CA9: Applying a functional reasonableness analysis, the 21 day delay in getting a SW after computer seizure was reasonable

In a child pornography case, defendant’s computer was held for 21 days before a search warrant was obtained, and he moved to suppress. On the totality, the court finds the delay reasonable and did not substantially interfere with defendant’s possessory interest. He was in jail on a parole violation and wouldn’t be using it anyway, so his possessory interest was actually minimal. United States v. Sullivan, 2014 U.S. App. LEXIS 9800 (9th Cir. May 28, 2014), withdrawn, sub. op. on rehearing 2015 U.S. App. LEXIS 13702 (9th Cir. July 29, 2015):

In applying this balancing test to the seizure of Sullivan’s laptop, we start by considering the extent of the intrusion on Sullivan’s possessory interests given the totality of the circumstances. We conclude they were minimal. During the entire time period when the laptop was retained by the government, Sullivan was in custody on eight parole violation charges. He does not claim that he could have made use of the laptop while incarcerated or that he sought return of his laptop to himself or a third party. Where individuals are incarcerated and cannot make use of seized property, their possessory interest in that property is reduced. See United States v. Segura, 468 U.S. 796, 813 (1984) (Burger, C.J.) (plurality opinion) (holding that defendants’ possessory interests in their apartment were “virtually nonexistent” when they “were under arrest and in the custody of the police throughout the entire period the agents occupied the apartment”); see also United States v. Clutter, 674 F.3d 980, 984-85 (8th Cir. 2012) (determining that when defendant was in jail at the time of the seizure of his computer, the seizure “did not meaningfully interfere with his possessory interests”). Moreover, an individual who did “not even allege[], much less prove[], that the delay in the search of packages adversely affected legitimate interests protected by the Fourth Amendment” and “never sought return of the property” has not made a sufficient showing that the delay was unreasonable. United States v. Johns, 469 U.S. 478, 487 (1985).
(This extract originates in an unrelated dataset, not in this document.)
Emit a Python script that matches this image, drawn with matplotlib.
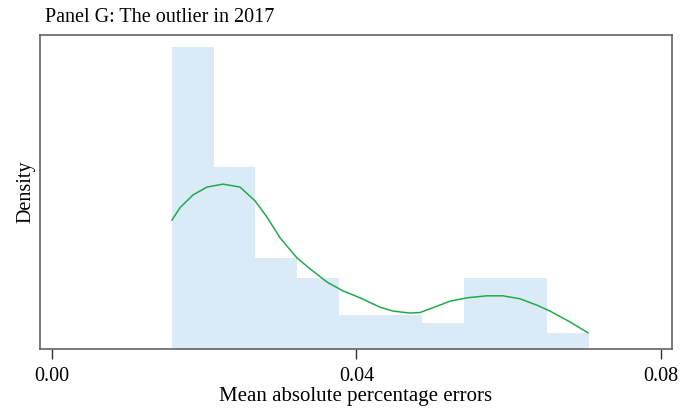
import numpy as np
import matplotlib
matplotlib.use("Agg")
import matplotlib.pyplot as plt

plt.rcParams['font.family'] = ['Liberation Serif', 'DejaVu Serif']

# ============================================================
# Data
# ============================================================

bin_edges = [0.01576, 0.02124, 0.02672, 0.03220, 0.03767, 0.04315,
             0.04863, 0.05411, 0.05959, 0.06507, 0.07055]

hist_density = [61.4, 37.0, 18.5, 14.5, 7.0, 7.0, 5.2, 14.5, 14.5, 3.2]

kde_x = [0.01576, 0.01681, 0.01852, 0.02036, 0.02246, 0.02470, 0.02667,
         0.02824, 0.02995, 0.03218, 0.03389, 0.03612, 0.03823, 0.04046,
         0.04309, 0.04479, 0.04703, 0.04834, 0.05057, 0.05228, 0.05452,
         0.05714, 0.05924, 0.06148, 0.06371, 0.06542, 0.06805, 0.07041]

kde_y = [26.2, 28.7, 31.3, 32.9, 33.5, 32.9, 30.1,
         26.8, 22.6, 18.5, 16.3, 13.6, 11.8, 10.4,
         8.5, 7.7, 7.3, 7.4, 8.7, 9.7, 10.4,
         10.8, 10.8, 10.2, 8.9, 7.7, 5.5, 3.3]

xticks = [0.00, 0.04, 0.08]
xtick_labels = ["0.00", "0.04", "0.08"]

# ============================================================
# Figure
# ============================================================

fig = plt.figure(figsize=(6.82, 4.11), dpi=100)
ax = fig.add_axes([0.0587, 0.1509, 0.9266, 0.7639])

edges = np.array(bin_edges)
ax.bar(edges[:-1], hist_density, width=np.diff(edges), align='edge',
       color='#daebf7', edgecolor='none', linewidth=0)

ax.plot(kde_x, kde_y, color='#22aa48', linewidth=1.1,
        solid_joinstyle='round')

ax.set_xlim(-0.001576, 0.08145)
ax.set_ylim(0, 63.8)

ax.set_xticks(xticks)
ax.set_xticklabels(xtick_labels)
ax.set_yticks([])

ax.tick_params(axis='x', direction='out', length=7, width=1.0,
               color='#303030', labelsize=14.5, pad=6)

for side in ['left', 'right', 'top', 'bottom']:
    ax.spines[side].set_color('#555555')
    ax.spines[side].set_linewidth(1.1)

ax.set_xlabel("Mean absolute percentage errors", fontsize=15, labelpad=1)
ax.set_ylabel("Density", fontsize=14.5, labelpad=3)

fig.text(0.066, 0.957, "Panel G: The outlier in 2017", fontsize=14.5,
         ha='left', va='center')

fig.savefig("out.png", dpi=100)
Further, several of the factors that reduce an individual’s possessory interest applied here. Some seventeen days after his laptop was seized, Sullivan gave his express consent to the search of his laptop, and indeed urged the police officers to review videos stored on the laptop, claiming they contained exculpatory evidence. Because such consent “requires voluntary tender of property,” Stabile, 633 F.3d at 235, it further vitiates his claim that any possessory interest was infringed. Moreover, because Sullivan was a parolee subject to a consent condition for seizure, his possessory interest in the laptop was reduced. Cf. Samson, 547 U.S. at 850; United States v. Knights, 534 U.S. 112, 119 (2001). Under these circumstances, “[t]he actual interference” with Sullivan’s possessory interests was minimal. See Segura, 468 U.S. at 813 (Burger, C.J.) (plurality opinion).

We next consider the degree to which the seizure and retention of the laptop was necessary for the promotion of legitimate governmental interests. Place, 462 U.S. at 703-04. The state “has an overwhelming interest in supervising parolees because parolees … are more likely to commit future criminal offenses.” Samson, 547 U.S. at 853 (internal quotation marks omitted). Moreover, under the circumstances of this case, the government had a reasonable basis for retaining and searching the laptop based on the likelihood that it contained evidence of Sullivan’s parole violations, as well as child pornography. Because the parole officers who initially seized the laptop from Sullivan’s vehicle did not have the capability to perform a forensic search, they transferred it to the Berkeley police. The Berkeley police then obtained Sullivan’s consent to the search of the laptop and also sought a search warrant.